Little did Rodman know there wouldn’t be much to joke about when the Bulls and Pacers met in the playoffs in May.
The Pacers took the Bulls to seven games in the 1998 Eastern Conference Finals
Indiana turned a ho-hum series into a dogfight, taking the Bulls to the limit. The Pacers dropped the first two games of the series, only to win the next two. Chicago won Game 5, but Indiana took Game 6 and looked to be headed toward a monumental upset when it took an early lead in Game 7.
However, the Bulls clawed their way back. Chicago erased an eight-point first-quarter lead to seize the advantage heading into the break and later regained control after the Pacers opened the final period with a 7-0 run. Jordan helped close the show, as the Bulls outmuscled Indiana on the offensive glass and made all the late plays.
Still, the Pacers had given their all to the series. They played an incredibly physical and tenacious brand of basketball that proved challenging for the Bulls.
Perhaps past encounters with the Pacers could have foretold the nature of the series. Because while Rodman got under Davis’ skin, Davis had a similar impact on the Worm.
Rodman had numerous skirmishes with Davis
The brief dust-up between Dennis Rodman and Antonio Davis in February 1998 is but one in a string of incidents involving the two players.

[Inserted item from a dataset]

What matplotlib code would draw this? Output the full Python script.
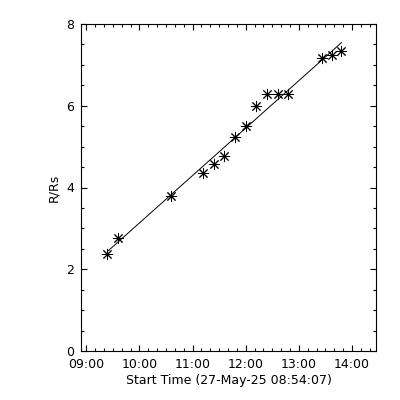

During the 1995-96 season, Davis threw the Worm to the ground during a game in Indiana, clearly aggravating Rodman. They nearly came to blows at the United Center in March 1997, right after Rodman returned from a suspension for elbowing former Milwaukee Bucks big man Joe Wolf. Not even a couple of weeks later, the intimidators were at it again, with Rodman antagonizing Davis as he made his way up the court and the two even taking quick swings at one another.
Dennis the Menace had his share of altercations during his 14-year career. But playing against Antonio Davis seemed to bring something extra out of Rodman, even his more artistic and groovy side.